WRITTEN INSTRUCTION: Give back exactly the lines from the beginning of the listing below to the line holding "25700, 26600, 27000]", both ends included; the pictures stay out.

SUPPLIED MATERIAL:
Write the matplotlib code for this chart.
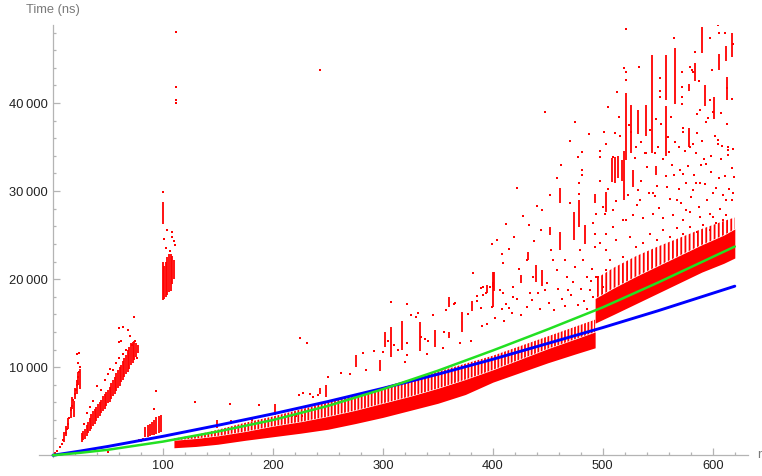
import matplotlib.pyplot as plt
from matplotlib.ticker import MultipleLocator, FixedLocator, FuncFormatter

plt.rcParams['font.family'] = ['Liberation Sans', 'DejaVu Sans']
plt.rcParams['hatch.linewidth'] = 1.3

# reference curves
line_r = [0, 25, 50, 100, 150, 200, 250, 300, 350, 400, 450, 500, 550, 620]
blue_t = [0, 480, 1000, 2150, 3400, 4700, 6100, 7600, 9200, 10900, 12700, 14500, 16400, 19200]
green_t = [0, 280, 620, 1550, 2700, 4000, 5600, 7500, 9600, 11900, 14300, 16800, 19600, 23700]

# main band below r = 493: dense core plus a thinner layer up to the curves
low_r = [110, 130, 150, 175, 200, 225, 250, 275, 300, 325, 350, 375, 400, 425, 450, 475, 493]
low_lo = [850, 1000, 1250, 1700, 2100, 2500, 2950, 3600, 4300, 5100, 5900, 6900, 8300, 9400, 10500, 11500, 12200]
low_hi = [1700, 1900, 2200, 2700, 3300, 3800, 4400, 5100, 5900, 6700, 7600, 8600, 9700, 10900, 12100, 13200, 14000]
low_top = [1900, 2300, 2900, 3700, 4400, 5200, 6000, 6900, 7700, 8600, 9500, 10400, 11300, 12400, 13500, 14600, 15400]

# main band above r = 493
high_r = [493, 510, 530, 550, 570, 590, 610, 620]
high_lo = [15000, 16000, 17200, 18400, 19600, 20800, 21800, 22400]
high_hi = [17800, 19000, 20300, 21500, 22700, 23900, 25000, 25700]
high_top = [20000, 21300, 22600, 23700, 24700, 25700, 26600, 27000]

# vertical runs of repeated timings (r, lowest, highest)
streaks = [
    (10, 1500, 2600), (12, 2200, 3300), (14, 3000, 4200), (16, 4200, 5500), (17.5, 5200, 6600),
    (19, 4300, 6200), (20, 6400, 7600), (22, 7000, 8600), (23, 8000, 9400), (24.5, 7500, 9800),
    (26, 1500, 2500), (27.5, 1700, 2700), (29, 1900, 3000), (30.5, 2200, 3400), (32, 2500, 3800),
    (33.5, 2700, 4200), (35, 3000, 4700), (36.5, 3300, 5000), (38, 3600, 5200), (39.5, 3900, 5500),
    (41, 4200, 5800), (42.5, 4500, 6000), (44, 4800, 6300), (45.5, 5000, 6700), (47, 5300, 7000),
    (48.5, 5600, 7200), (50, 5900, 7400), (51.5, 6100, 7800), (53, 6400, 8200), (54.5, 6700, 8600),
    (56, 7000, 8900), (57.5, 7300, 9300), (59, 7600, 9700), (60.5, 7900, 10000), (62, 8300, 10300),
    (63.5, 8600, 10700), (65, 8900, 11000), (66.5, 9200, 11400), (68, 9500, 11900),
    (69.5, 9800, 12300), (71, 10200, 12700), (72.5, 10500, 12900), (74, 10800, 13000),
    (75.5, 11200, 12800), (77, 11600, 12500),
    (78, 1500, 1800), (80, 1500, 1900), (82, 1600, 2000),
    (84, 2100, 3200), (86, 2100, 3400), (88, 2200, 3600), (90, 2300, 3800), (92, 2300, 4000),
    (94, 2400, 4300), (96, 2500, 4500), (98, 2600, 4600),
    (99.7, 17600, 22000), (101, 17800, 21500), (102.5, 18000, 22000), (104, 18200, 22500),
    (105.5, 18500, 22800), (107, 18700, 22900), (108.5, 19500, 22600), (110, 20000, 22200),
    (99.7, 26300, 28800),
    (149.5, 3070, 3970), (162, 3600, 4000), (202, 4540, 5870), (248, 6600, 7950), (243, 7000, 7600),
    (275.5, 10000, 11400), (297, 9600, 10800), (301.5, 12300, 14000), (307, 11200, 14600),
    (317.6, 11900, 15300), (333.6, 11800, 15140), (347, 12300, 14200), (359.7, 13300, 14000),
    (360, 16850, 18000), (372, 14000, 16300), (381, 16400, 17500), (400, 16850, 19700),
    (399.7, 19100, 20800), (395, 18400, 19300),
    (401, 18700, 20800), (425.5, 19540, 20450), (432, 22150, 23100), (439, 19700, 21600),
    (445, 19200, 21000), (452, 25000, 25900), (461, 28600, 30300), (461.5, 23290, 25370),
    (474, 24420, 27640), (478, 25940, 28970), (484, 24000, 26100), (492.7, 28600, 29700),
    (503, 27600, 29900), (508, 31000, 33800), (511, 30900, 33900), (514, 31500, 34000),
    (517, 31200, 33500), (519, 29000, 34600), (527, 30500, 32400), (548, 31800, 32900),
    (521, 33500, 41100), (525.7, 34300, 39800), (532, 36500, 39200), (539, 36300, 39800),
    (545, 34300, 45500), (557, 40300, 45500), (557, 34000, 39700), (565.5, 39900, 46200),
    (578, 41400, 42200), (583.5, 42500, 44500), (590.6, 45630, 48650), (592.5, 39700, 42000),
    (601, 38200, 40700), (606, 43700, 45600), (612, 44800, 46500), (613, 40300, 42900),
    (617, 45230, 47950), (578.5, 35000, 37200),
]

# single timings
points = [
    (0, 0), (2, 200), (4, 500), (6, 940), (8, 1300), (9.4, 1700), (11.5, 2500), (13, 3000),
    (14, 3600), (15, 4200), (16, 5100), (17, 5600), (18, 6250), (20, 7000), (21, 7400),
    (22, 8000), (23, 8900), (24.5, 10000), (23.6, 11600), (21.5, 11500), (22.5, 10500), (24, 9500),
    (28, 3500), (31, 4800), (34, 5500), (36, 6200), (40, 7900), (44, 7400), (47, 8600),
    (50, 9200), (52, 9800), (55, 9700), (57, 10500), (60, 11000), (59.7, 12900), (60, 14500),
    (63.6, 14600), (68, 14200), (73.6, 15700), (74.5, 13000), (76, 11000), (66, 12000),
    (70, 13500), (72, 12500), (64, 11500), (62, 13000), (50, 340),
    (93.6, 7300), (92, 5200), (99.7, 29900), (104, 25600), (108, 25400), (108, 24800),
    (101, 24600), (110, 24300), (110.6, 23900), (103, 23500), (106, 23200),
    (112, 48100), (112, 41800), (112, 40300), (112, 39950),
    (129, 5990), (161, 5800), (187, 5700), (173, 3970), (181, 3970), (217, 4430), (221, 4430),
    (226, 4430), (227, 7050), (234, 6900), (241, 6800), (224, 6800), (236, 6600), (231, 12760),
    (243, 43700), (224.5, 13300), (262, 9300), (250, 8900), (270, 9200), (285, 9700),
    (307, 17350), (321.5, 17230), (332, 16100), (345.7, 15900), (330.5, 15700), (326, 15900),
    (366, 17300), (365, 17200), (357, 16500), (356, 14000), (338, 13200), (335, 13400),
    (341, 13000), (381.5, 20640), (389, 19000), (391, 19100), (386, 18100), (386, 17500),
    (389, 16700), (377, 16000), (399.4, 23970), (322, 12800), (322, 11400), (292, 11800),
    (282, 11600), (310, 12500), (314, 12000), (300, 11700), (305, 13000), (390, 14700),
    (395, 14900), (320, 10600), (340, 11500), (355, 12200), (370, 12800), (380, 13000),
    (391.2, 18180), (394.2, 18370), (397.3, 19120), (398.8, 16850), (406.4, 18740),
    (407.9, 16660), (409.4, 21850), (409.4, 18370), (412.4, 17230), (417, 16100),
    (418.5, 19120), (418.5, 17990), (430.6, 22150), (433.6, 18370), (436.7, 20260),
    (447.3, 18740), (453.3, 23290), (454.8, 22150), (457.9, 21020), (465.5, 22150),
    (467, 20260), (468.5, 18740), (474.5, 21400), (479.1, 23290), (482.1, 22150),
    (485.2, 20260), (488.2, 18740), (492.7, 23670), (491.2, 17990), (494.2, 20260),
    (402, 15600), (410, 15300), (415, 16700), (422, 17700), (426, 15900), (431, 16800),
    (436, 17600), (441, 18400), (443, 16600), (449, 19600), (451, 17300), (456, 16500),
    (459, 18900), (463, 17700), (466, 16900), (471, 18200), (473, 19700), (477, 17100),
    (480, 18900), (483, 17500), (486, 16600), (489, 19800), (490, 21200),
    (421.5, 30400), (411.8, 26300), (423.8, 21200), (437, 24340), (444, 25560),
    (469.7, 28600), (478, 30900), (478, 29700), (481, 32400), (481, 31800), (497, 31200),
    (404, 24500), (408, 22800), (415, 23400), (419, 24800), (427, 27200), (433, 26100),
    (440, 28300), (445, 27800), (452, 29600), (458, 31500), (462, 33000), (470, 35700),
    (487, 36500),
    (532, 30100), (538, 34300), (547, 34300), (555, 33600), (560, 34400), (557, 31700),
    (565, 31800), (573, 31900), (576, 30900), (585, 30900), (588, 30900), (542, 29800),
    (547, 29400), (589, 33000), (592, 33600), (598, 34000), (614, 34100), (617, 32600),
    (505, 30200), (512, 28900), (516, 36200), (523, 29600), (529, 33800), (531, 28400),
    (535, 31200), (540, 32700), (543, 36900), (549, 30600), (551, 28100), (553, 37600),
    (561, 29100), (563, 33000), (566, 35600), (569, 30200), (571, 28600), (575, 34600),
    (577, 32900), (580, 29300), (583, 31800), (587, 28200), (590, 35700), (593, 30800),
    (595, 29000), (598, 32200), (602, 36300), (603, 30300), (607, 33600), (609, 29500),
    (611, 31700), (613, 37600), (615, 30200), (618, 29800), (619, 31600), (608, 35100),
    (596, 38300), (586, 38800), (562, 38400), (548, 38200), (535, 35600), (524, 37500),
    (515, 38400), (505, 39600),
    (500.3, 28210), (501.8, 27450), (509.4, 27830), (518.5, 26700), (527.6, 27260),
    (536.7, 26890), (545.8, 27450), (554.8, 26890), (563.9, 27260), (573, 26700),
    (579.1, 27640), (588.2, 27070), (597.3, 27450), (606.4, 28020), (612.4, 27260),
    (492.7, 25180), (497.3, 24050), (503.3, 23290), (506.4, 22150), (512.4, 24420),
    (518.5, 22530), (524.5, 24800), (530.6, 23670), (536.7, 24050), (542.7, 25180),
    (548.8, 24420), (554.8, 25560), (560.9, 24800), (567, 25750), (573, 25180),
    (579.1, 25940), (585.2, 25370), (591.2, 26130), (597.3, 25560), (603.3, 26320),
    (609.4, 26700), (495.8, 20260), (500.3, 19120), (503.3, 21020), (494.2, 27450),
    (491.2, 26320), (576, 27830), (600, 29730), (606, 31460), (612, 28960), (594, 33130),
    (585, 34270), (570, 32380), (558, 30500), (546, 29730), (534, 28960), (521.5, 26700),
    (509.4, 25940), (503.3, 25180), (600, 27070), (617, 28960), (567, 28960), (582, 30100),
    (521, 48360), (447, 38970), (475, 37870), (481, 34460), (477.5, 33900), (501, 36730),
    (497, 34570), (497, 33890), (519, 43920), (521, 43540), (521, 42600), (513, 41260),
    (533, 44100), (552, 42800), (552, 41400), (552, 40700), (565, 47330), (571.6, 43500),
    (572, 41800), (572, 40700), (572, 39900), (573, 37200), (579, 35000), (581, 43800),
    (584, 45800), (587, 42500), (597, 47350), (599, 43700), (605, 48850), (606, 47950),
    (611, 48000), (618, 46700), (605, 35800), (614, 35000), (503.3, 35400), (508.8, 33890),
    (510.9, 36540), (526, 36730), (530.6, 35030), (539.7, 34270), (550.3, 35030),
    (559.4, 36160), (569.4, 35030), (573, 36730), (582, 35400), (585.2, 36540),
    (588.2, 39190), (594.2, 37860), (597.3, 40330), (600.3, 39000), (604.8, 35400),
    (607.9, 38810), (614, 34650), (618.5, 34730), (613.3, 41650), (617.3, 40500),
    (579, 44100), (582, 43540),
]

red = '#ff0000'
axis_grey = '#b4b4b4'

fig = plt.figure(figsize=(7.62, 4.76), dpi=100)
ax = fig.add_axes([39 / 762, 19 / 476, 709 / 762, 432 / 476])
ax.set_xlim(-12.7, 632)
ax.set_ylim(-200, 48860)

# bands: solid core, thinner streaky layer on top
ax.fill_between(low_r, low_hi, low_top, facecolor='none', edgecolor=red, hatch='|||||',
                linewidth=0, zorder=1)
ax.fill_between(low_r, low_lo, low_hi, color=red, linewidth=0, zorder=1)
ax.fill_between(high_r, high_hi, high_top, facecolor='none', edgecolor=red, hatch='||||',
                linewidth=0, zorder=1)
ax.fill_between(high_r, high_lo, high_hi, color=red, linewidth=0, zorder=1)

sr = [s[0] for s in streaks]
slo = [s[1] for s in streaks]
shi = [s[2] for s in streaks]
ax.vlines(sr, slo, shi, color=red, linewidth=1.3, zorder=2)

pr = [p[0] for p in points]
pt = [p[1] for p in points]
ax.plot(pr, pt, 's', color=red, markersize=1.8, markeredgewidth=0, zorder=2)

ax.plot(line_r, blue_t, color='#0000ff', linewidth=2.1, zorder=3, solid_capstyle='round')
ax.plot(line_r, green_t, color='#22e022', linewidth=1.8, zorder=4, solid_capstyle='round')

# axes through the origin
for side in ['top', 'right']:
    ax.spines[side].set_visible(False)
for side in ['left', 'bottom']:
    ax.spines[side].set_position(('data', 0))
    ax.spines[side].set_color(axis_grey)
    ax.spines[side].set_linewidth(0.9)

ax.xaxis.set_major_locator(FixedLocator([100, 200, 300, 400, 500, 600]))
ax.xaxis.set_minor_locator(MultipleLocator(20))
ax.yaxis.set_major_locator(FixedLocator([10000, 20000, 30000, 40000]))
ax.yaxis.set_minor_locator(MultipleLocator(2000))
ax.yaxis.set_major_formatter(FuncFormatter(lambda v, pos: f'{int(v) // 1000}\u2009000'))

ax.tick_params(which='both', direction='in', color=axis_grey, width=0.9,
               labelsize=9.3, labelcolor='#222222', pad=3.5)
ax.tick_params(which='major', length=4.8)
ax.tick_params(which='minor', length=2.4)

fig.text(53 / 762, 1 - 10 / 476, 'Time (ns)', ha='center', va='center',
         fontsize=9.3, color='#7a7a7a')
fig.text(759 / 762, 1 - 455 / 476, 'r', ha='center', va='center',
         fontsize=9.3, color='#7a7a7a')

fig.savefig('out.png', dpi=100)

OUTPUT OF THE EXERCISE:
Write the matplotlib code for this chart.
import matplotlib.pyplot as plt
from matplotlib.ticker import MultipleLocator, FixedLocator, FuncFormatter

plt.rcParams['font.family'] = ['Liberation Sans', 'DejaVu Sans']
plt.rcParams['hatch.linewidth'] = 1.3

# reference curves
line_r = [0, 25, 50, 100, 150, 200, 250, 300, 350, 400, 450, 500, 550, 620]
blue_t = [0, 480, 1000, 2150, 3400, 4700, 6100, 7600, 9200, 10900, 12700, 14500, 16400, 19200]
green_t = [0, 280, 620, 1550, 2700, 4000, 5600, 7500, 9600, 11900, 14300, 16800, 19600, 23700]

# main band below r = 493: dense core plus a thinner layer up to the curves
low_r = [110, 130, 150, 175, 200, 225, 250, 275, 300, 325, 350, 375, 400, 425, 450, 475, 493]
low_lo = [850, 1000, 1250, 1700, 2100, 2500, 2950, 3600, 4300, 5100, 5900, 6900, 8300, 9400, 10500, 11500, 12200]
low_hi = [1700, 1900, 2200, 2700, 3300, 3800, 4400, 5100, 5900, 6700, 7600, 8600, 9700, 10900, 12100, 13200, 14000]
low_top = [1900, 2300, 2900, 3700, 4400, 5200, 6000, 6900, 7700, 8600, 9500, 10400, 11300, 12400, 13500, 14600, 15400]

# main band above r = 493
high_r = [493, 510, 530, 550, 570, 590, 610, 620]
high_lo = [15000, 16000, 17200, 18400, 19600, 20800, 21800, 22400]
high_hi = [17800, 19000, 20300, 21500, 22700, 23900, 25000, 25700]
high_top = [20000, 21300, 22600, 23700, 24700, 25700, 26600, 27000]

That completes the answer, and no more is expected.